Essa é a realidade. Eu conferi as redes sociais e vi que os críticos do sexo masculino eram os primeiros a elogiar como o filme critica o patriarcado, mas rapidamente mudavam para uma discussão sobre como Margaret exala o sex appeal de uma jovem atriz. Também vi influencers discutindo por que os franceses gostam de mulheres com dentes separados (referindo-se a Margaret).

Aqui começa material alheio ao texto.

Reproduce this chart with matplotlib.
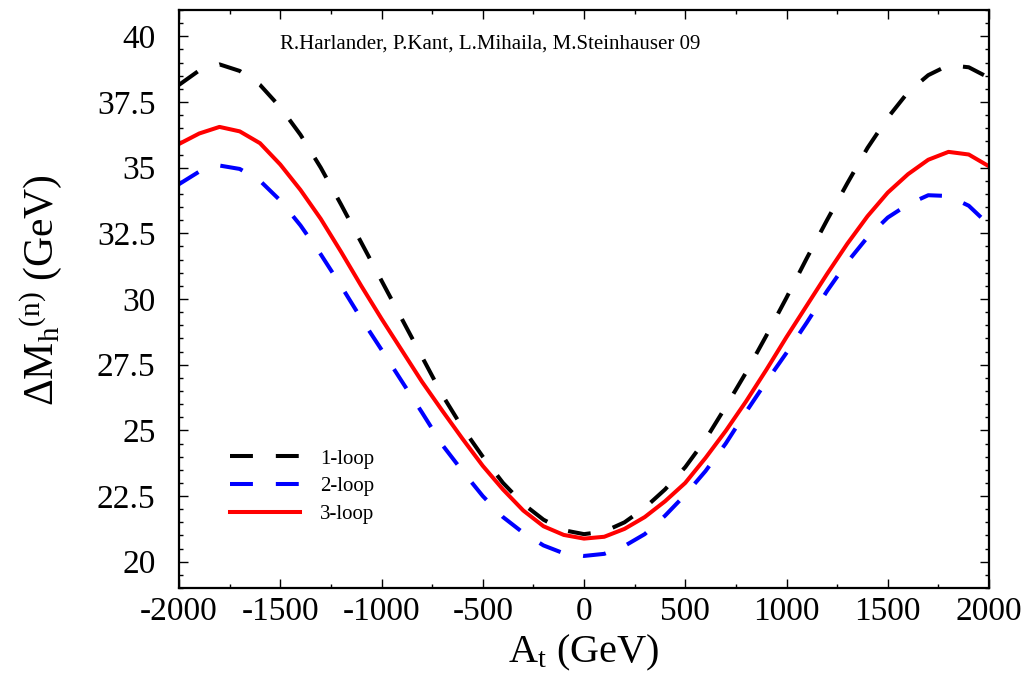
import matplotlib
matplotlib.use("Agg")
import matplotlib.pyplot as plt
from matplotlib.ticker import MultipleLocator, FormatStrFormatter

plt.rcParams['font.family'] = ['Liberation Serif', 'DejaVu Serif']
plt.rcParams['mathtext.fontset'] = 'custom'
plt.rcParams['mathtext.rm'] = 'Liberation Serif'
plt.rcParams['mathtext.it'] = 'Liberation Serif:italic'
plt.rcParams['axes.unicode_minus'] = False

At = [-2000, -1900, -1800, -1700, -1600, -1500, -1400, -1300, -1200, -1100,
      -1000, -900, -800, -700, -600, -500, -400, -300, -200, -100,
      0, 100, 200, 300, 400, 500, 600, 700, 800, 900,
      1000, 1100, 1200, 1300, 1400, 1500, 1600, 1700, 1800, 1900, 2000]

loop1 = [38.15, 38.70, 38.93, 38.68, 38.15, 37.30, 36.25, 35.00, 33.60, 32.15,
         30.70, 29.25, 27.80, 26.35, 25.10, 24.00, 23.00, 22.20, 21.60, 21.20,
         21.05, 21.15, 21.50, 22.05, 22.75, 23.60, 24.65, 25.90, 27.20, 28.60,
         30.05, 31.55, 33.00, 34.40, 35.75, 36.90, 37.87, 38.52, 38.90, 38.82, 38.42]

loop2 = [34.37, 34.85, 35.08, 34.95, 34.50, 33.75, 32.80, 31.70, 30.50, 29.25,
         28.07, 26.87, 25.68, 24.45, 23.45, 22.50, 21.70, 21.10, 20.62, 20.32,
         20.22, 20.30, 20.60, 21.05, 21.75, 22.55, 23.45, 24.50, 25.70, 26.85,
         27.95, 29.10, 30.30, 31.40, 32.35, 33.10, 33.60, 33.95, 33.92, 33.55, 32.82]

loop3 = [35.90, 36.30, 36.55, 36.38, 35.93, 35.12, 34.15, 33.05, 31.80, 30.50,
         29.25, 28.05, 26.85, 25.75, 24.68, 23.65, 22.75, 21.95, 21.35, 21.02,
         20.88, 20.95, 21.25, 21.70, 22.30, 23.00, 23.95, 24.98, 26.10, 27.30,
         28.55, 29.75, 30.95, 32.10, 33.15, 34.05, 34.75, 35.30, 35.60, 35.50, 35.05]

labels = ['1-loop', '2-loop', '3-loop']
colors = ['black', 'blue', 'red']

fig = plt.figure(figsize=(10.28, 6.85), dpi=100)
ax = fig.add_axes([179/1028, 1-588/685, 810/1028, 578/685])

lw = 2.9
d = 16.5 / lw
common = dict(lw=lw, solid_joinstyle='round', dash_joinstyle='round')
ax.plot(At, loop1, color=colors[0], linestyle=(0, (d, d)), label=labels[0], **common)
ax.plot(At, loop2, color=colors[1], linestyle=(0, (d, d)), label=labels[1], **common)
ax.plot(At, loop3, color=colors[2], linestyle='-', label=labels[2], **common)

ax.set_xlim(-2000, 2000)
ax.set_ylim(19, 41)
ax.xaxis.set_major_locator(MultipleLocator(500))
ax.xaxis.set_minor_locator(MultipleLocator(250))
ax.yaxis.set_major_locator(MultipleLocator(2.5))
ax.yaxis.set_minor_locator(MultipleLocator(0.5))
ax.yaxis.set_major_formatter(FormatStrFormatter('%g'))
ax.xaxis.set_major_formatter(FormatStrFormatter('%d'))

ax.tick_params(which='both', direction='in', top=True, right=True, width=1.0)
ax.tick_params(which='major', length=6.5)
ax.tick_params(which='minor', length=3.2)
ax.tick_params(axis='x', which='major', labelsize=24, pad=6)
ax.tick_params(axis='y', which='major', labelsize=24, pad=17)
for s in ax.spines.values():
    s.set_linewidth(1.6)

ax.set_xlabel(r'$\mathrm{A}_\mathrm{t}$ (GeV)', fontsize=29, labelpad=4)
ax.set_ylabel(r'$\Delta\mathrm{M}_\mathrm{h}{}^{(\mathrm{n})}$ (GeV)', fontsize=30)
ax.yaxis.set_label_coords(-0.142, 0.515)

ax.text(0.1247, 0.941, 'R.Harlander, P.Kant, L.Mihaila, M.Steinhauser 09',
        transform=ax.transAxes, fontsize=15, ha='left', va='center')

leg = ax.legend(loc='upper left', bbox_to_anchor=(0.063, 0.2405), frameon=False,
                fontsize=15, handlelength=3.36, handletextpad=0.96,
                labelspacing=0.4, borderpad=0, borderaxespad=0)

fig.savefig('out.png', dpi=100)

No filme, a indústria do entretenimento corrói a beleza feminina, e na vida real também.
O fato é que, como uma das muitas mulheres que sofreram (ou ainda sofrem) com ansiedade em relação à imagem corporal, o que mais perturbou e mexeu comigo não foi a grotesca Elisasue, mas, sim, a cena em que Elisabeth (Demi Moore), confere repetidas vezes sua maquiagem no espelho antes de um encontro. Conforme o tempo vai passando lentamente, ela, por fim, decide não sair de casa. Esse momento registra o tipo de autodepreciação e repulsa que as mulheres vivenciam de maneira mais crua e íntima do que qualquer outro aspecto do filme.

Não sei se você já ouviu falar disto, mas só consegui pensar no Transtorno Dismórfico Corporal (TDC) durante essa cena. É uma doença mental enraizada na ansiedade em relação à aparência. As pessoas com TDC ficam obcecadas com imperfeições minúsculas ou inexistentes — às vezes são apenas sinais normais do envelhecimento, como no caso de Elisabeth — que geram uma angústia imensa. Na maior parte do tempo, elas se sentem depressivas e ansiosas, além de se isolarem socialmente, sempre conferindo a aparência, comparando-se com outras pessoas e buscando a reafirmação de amigos e familiares, muitas vezes de uma maneira compulsiva. A parte mais aterrorizante é que elas podem visitar dermatologistas ou cirurgiões plásticos diversas vezes, nunca se sentindo satisfeitas com os resultados e, de maneira trágica, algumas até recorrem ao suicídio.
Sinceramente, qualquer documentário sobre TDC seria mais inquietante e significativo do que esse filme.
Do ponto de vista da busca por novidade e empolgação, A Substância com certeza ultrapassa os limites da linguagem cinematográfica — “cirurgia corporal” brutal, formatos de corpos bizarros, órgãos em decomposição, manipulações genéticas e respingos de sangue. Mas o problema é que é difícil dizer se esses espetáculos visuais extremos realmente abordam questões mais profundas ou apenas mantêm a atenção do público naquilo que choca.